An aligned pay strategy means two things: 1) It has the right components in the right proportion, and; 2) that combination of rewards elements drives a collective focus on the right priorities and goals.  To make this clearer, think about your compensation package as you would an investment portfolio.  Effective investing begins by articulating a philosophy statement that defines what your portfolio is designed to achieve.  Asset classes are then chosen on the basis of that philosophy and the outcomes you want your investments to serve (retirement fund accumulation, retirement income generation, college funding, etc.)  Once your portfolio is created, it is managed and rebalanced periodically.   You do not typically reinvent your portfolio every year or change an asset class without considering how it will impact the overall portfolio.

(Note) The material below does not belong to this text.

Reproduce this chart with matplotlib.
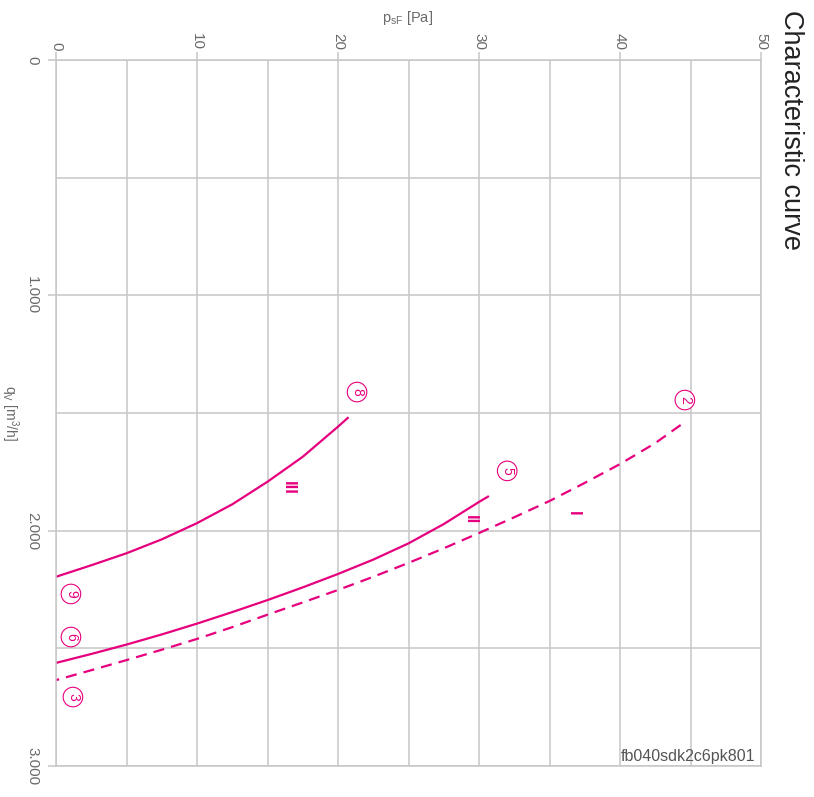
import numpy as np
import matplotlib
matplotlib.use('Agg')
import matplotlib.pyplot as plt

plt.rcParams['font.family'] = ['Liberation Sans', 'DejaVu Sans']
plt.rcParams['mathtext.default'] = 'regular'

MAG = '#e6007e'
GRID = '#c6c6c6'
TXT = '#6a6a6a'

# ── data (original chart: flow qV on x, pressure psF on y; drawn rotated) ──
# curve III (points 8 -> 9)
q_III = [1518, 1558, 1686, 1792, 1888, 1968, 2037, 2096, 2147, 2196]
p_III = [20.75, 20.0, 17.5, 15.0, 12.5, 10.0, 7.5, 5.0, 2.5, 0.0]
# curve II (points 5 -> 6)
q_II = [1853, 1878, 1972, 2054, 2123, 2184, 2241, 2295, 2346, 2395, 2441, 2484, 2524, 2562]
p_II = [30.7, 30.0, 27.5, 25.0, 22.5, 20.0, 17.5, 15.0, 12.5, 10.0, 7.5, 5.0, 2.5, 0.0]
# curve I, dashed (points 2 -> 3)
q_I = [1551, 1628, 1717, 1797, 1874, 1943, 2010, 2075, 2137, 2196, 2252,
       2305, 2357, 2410, 2460, 2506, 2550, 2593, 2635]
p_I = [44.3, 42.5, 40.0, 37.5, 35.0, 32.5, 30.0, 27.5, 25.0, 22.5, 20.0,
       17.5, 15.0, 12.5, 10.0, 7.5, 5.0, 2.5, 0.0]

# circled point labels: (label, q, p)
point_labels = [('8', 1411, 21.35), ('9', 2269, 1.06), ('5', 1746, 32.0),
                ('6', 2452, 1.06), ('2', 1445, 44.6), ('3', 2707, 1.2)]
# curve numerals: (label, q, p)
curve_labels = [('III', 1819, 16.45), ('II', 1955, 29.4), ('I', 1925, 36.7)]

q_major = [0, 1000, 2000, 3000]
q_ticklabels = ['0', '1.000', '2.000', '3.000']
p_major = [0, 10, 20, 30, 40, 50]

# ── figure ────────────────────────────────────────────────────────────────
fig = plt.figure(figsize=(8.14, 7.97), dpi=100, facecolor='white')
ax = fig.add_axes([56/814, 1-766/797, (761-56)/814, (766-60)/797])

ax.plot(p_III, q_III, color=MAG, lw=1.6, solid_capstyle='butt')
ax.plot(p_II, q_II, color=MAG, lw=1.6, solid_capstyle='butt')
ax.plot(p_I, q_I, color=MAG, lw=1.6, dashes=(5, 3.2))

for lab, q, p in point_labels:
    ax.text(p, q, lab, rotation=270, ha='center', va='center', color=MAG,
            fontsize=10, bbox=dict(boxstyle='circle,pad=0.2', fc='white', ec=MAG, lw=0.8))
for lab, q, p in curve_labels:
    ax.text(p, q, lab, rotation=270, ha='center', va='center', color=MAG,
            fontsize=12, fontweight='bold')

ax.set_xlim(0, 50)
ax.set_ylim(3000, 0)
ax.xaxis.tick_top()
ax.set_xticks(p_major)
ax.set_xticks(np.arange(0, 51, 5), minor=True)
ax.set_xticklabels([str(v) for v in p_major], rotation=270, color=TXT, fontsize=11)
ax.set_yticks(q_major)
ax.set_yticks(np.arange(0, 3001, 500), minor=True)
ax.set_yticklabels(q_ticklabels, rotation=270, color=TXT, fontsize=11, va='center')
ax.tick_params(which='major', length=6, color=GRID, width=1.1)
ax.tick_params(axis='x', which='major', pad=1)
ax.tick_params(axis='y', which='major', pad=6)
ax.tick_params(which='minor', length=0)
ax.grid(True, which='both', color=GRID, lw=1.1)
ax.set_axisbelow(True)
for s in ax.spines.values():
    s.set_color(GRID)
    s.set_linewidth(1.1)

fig.text(408/814, 1-18/797, r'p$_{sF}$ [Pa]', ha='center', va='center', color=TXT, fontsize=10.5)
fig.text(10/814, 1-413/797, r'q$_V$ [m$^3$/h]', rotation=270, ha='center', va='center',
         color=TXT, fontsize=10)
fig.text(791/814, 1-10/797, 'Characteristic curve', rotation=270, ha='center', va='top',
         color='#222222', fontsize=19.5)
fig.text(755/814, 1-757/797, 'fb040sdk2c6pk801', ha='right', va='center',
         color='#555555', fontsize=11.5)

fig.savefig('out.png', dpi=100, facecolor='white')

Compensation strategy development should be no different.  You must start by articulating a philosophy that defines what you want your pay “portfolio” to do.  Different components of pay are essentially your portfolio “asset classes”—salaries, short-term incentives, long-term incentives, sales incentives, benefits, retirement plans and executive benefits.  Your focus should be on picking the right “asset classes” in the right proportion.  You should then develop a Total Compensation Structure that allows you to evaluate and manage your pay “portfolio” on a composite basis—so you don’t start making changes in specific compensation programs without considering their impact on the overall rewards strategy you have constructed. 

Under an “aligned” pay strategy, every plan that is offered has an articulated purpose, a standard that drives its value (percentage of salary, percentage of profit, etc.) and a means for evaluating its impact on productivity profit.  This can only be achieved by asking the right questions when considering each type of rewards element and making sure you are satisfied with the answers.  (As with an investment portfolio, for this reason many companies engage professionals to help them construct and manage their pay “portfolio.”  Compensation is a huge investment and so it is important that it be designed and managed effectively.)

Ultimately, individual companies may have different criteria they use to measure the success of their pay strategies.  However, if it isn’t fulfilling these three measures it shouldn’t be considered successful.